In 2011, the Chesapeake Bay Commission sponsored a manure-to-energy summit in Maryland to discuss the potential of new technologies. A representative from BHSL was there, and he later invited members of the tri-state legislative advisory body to see a plant in England. Several Maryland policy-makers made the trip, including Sen. Thomas “Mac” Middleton, a Charles County Democrat and the Senate's only full-time farmer. “It has huge, huge potential,” he says of O’Connor’s system. “And these are very dedicated people.”
Like Maryland, the United Kingdom has a poultry problem. But the issue there is mainly with the nitrate produced by the animal waste, not the phosphorus.
In 1996, out of concern for its drinking water, the United Kingdom placed 8 percent of its land in “nitrate vulnerable zones” where the government restricted how much manure farmers could apply. In December 2000 European courts ruled that the United Kingdom also needed to protect ground and surface water, and increased the vulnerable zones to 47 percent of the land.
By 2002, nitrate-vulnerable zones were the law all over Europe. Suddenly, farmers like the O’Connor family, who had raised poultry for decades in Limerick, had no place for their manure.
O’Connor worked with engineers, technologists and farmers to find a solution. Since 2006, five BHSL systems have been installed on farms in the United Kingdom. Six more will be finished by March. O’Connor said that he believes that a law change in 2014 that re-classified manure as a fuel and not a waste has opened possibilities in Europe for both the systems and the byproducts, which help to offset the costs. He hopes that change will come in the United States as well, but notes it took three years in Europe.
It’s not clear yet how much demand there will be in Maryland for converting poultry manure to energy. Soil test results submitted to the state agriculture department suggest the problem with phosphorus-saturated fields may not be as severe as initially believed. And not every project will succeed. The administration of former Maryland Governor Martin O’Malley granted a contract to a California company, Green Planet Power Solutions, to build a $75 million plant on the Shore, which would have been capable of generating power from 175,000 tons of manure annually. But the company had never built such a facility, and the project never came together. The Hogan administration canceled the contract.

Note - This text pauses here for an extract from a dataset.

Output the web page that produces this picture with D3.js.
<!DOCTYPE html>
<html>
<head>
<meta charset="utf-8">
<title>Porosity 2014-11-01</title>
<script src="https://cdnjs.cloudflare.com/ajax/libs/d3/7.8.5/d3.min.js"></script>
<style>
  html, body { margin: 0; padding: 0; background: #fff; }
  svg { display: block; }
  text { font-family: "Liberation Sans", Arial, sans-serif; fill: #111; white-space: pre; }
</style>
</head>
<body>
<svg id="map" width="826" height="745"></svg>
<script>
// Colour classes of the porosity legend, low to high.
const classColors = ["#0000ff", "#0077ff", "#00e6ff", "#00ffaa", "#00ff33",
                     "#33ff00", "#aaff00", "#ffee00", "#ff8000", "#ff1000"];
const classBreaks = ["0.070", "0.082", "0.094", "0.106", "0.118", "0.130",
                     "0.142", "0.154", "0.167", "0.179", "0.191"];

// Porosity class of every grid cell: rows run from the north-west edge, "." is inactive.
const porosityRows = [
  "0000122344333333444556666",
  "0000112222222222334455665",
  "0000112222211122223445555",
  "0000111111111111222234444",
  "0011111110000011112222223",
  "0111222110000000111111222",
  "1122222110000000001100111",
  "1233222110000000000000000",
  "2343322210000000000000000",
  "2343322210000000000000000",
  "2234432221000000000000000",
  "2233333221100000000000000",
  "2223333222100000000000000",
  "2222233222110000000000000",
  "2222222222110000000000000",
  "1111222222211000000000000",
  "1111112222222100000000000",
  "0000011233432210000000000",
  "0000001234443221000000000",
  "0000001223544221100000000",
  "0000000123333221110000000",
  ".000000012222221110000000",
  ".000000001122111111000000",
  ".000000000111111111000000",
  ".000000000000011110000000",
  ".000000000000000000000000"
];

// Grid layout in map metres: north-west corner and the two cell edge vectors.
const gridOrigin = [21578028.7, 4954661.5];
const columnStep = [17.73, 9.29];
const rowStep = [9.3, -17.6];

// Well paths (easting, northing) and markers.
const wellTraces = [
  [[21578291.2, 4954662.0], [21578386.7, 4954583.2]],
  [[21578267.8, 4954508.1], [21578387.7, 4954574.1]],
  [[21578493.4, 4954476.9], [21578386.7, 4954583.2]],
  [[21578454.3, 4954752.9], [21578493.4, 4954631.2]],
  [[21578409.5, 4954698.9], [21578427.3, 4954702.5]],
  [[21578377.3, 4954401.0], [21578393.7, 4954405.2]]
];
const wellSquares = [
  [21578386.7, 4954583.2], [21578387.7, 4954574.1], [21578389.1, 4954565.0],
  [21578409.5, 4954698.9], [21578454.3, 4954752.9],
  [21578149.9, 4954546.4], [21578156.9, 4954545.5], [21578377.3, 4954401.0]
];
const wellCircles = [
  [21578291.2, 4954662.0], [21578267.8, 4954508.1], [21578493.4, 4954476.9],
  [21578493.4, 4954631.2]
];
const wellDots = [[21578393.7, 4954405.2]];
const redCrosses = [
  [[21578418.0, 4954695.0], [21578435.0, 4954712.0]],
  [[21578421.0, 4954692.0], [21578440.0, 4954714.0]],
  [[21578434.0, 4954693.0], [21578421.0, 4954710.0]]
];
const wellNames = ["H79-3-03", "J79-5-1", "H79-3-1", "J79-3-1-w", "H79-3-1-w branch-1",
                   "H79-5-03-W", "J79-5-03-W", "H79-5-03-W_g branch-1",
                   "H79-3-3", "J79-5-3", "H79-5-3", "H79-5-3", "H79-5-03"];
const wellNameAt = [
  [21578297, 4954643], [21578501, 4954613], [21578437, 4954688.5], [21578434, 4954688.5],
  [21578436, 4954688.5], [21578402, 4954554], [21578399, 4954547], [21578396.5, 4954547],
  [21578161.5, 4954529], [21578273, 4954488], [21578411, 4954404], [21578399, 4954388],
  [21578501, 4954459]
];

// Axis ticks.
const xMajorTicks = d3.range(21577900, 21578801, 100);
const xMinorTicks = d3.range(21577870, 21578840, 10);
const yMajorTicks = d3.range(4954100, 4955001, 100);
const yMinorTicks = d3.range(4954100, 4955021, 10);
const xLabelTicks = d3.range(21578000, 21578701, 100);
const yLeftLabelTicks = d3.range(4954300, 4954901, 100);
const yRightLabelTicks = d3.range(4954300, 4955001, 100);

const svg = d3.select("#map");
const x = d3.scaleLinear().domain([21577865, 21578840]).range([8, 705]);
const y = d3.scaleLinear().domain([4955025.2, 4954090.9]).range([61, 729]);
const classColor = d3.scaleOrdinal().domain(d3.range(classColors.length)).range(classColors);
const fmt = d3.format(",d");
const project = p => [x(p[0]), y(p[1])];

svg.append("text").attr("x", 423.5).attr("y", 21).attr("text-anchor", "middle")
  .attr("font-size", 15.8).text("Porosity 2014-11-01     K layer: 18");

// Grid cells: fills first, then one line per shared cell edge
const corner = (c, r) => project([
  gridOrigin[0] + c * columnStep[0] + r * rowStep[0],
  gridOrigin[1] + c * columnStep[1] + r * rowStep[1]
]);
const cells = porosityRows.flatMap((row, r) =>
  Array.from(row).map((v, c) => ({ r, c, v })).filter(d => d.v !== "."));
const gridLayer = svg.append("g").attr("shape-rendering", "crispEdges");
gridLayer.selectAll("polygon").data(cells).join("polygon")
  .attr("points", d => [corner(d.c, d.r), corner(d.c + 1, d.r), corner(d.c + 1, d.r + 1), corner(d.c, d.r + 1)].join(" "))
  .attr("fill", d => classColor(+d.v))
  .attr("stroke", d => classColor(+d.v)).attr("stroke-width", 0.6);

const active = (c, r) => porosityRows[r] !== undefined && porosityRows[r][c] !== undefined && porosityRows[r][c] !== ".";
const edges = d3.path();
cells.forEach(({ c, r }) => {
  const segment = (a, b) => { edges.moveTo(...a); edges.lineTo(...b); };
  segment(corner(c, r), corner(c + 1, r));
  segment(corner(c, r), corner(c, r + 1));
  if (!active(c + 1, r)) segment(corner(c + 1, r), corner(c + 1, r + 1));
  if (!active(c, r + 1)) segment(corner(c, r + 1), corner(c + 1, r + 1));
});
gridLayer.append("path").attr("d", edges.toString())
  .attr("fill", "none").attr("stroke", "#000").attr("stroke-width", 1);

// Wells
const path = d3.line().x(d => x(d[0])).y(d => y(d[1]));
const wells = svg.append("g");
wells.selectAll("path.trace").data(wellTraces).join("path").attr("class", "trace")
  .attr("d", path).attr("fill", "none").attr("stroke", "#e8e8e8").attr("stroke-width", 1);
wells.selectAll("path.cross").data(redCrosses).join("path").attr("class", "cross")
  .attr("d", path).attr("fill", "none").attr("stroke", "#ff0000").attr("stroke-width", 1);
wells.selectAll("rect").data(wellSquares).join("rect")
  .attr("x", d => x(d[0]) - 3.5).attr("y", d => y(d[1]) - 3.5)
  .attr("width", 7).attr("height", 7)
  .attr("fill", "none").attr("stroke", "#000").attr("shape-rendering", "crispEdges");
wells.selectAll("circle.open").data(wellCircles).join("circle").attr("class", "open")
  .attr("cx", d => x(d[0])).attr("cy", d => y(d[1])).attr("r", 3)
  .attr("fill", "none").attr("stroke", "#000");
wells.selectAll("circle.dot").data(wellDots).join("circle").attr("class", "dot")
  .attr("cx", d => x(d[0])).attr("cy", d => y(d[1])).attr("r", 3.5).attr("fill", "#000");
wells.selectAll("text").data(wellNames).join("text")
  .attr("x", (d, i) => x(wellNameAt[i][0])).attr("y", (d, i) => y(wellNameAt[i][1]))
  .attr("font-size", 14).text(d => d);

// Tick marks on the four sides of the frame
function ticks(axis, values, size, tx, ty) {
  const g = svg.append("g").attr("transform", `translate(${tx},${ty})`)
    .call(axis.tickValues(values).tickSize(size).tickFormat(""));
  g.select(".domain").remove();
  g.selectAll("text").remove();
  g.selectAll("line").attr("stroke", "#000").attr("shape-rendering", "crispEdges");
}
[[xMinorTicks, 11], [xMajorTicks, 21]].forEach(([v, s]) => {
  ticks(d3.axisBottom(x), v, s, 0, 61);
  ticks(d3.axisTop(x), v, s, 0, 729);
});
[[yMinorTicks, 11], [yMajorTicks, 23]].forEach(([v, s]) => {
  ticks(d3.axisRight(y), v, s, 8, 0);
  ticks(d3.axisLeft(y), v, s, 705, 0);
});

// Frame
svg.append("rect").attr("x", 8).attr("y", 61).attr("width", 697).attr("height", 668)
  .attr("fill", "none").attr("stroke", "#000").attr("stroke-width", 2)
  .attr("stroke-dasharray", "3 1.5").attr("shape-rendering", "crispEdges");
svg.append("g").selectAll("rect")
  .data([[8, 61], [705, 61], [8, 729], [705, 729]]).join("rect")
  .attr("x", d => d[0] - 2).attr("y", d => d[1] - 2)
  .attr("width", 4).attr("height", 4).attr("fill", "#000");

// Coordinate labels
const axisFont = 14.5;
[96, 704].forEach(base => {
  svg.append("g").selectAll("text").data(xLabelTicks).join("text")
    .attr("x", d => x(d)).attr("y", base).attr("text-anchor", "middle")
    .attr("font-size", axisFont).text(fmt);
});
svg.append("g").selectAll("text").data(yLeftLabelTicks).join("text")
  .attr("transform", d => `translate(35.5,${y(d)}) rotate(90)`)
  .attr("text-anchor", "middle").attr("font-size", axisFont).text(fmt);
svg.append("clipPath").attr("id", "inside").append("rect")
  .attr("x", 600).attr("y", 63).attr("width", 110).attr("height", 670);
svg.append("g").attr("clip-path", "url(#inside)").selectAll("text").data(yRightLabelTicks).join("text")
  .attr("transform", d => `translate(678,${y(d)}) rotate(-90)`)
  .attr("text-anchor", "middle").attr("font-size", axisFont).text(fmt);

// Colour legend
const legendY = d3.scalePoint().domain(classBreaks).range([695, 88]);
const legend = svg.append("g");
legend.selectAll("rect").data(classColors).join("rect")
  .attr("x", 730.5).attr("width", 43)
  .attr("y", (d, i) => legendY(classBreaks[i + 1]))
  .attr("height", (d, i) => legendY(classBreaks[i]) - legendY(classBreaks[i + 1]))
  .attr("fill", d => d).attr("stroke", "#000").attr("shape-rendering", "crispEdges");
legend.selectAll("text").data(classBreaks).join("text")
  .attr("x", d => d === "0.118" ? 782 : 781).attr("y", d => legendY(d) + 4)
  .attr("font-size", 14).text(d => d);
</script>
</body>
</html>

State agriculture officials say soil tests show the Shore has enough acreage low in phosphorus to accept the excess manure. But the poultry industry’s Satterfield says many farmers prefer not to use litter because of the additional regulatory and other requirements. So, the department has continued to invest in manure-to-energy technologies. In September, it awarded $1.4 million to another company, Clean Bay Renewables, to build a plant that could process 80 tons of manure daily and generate 2 megawatts of electricity. It has another $3 million available to invest this year.
The next project likely to come online is in Pocomoke City, where a company called Planet Found has developed a system to turn 1,250 tons of manure a year into energy through anaerobic digestion. In that process the nitrogen is consumed and the remaining phosphorus can be used in commercial soil additives. Planet Found's technical director, Andy Moss, says local investors behind company are wary of promising more than they can deliver. “We’re trying to be very methodic(al) about our approach to this in not biting off more than we can chew,” he says.  “We have to find profit in this, and that is and will continue to be one of our biggest challenges.”
- Bay Journal staff writer Rona Kobell is a former Baltimore Sun reporter.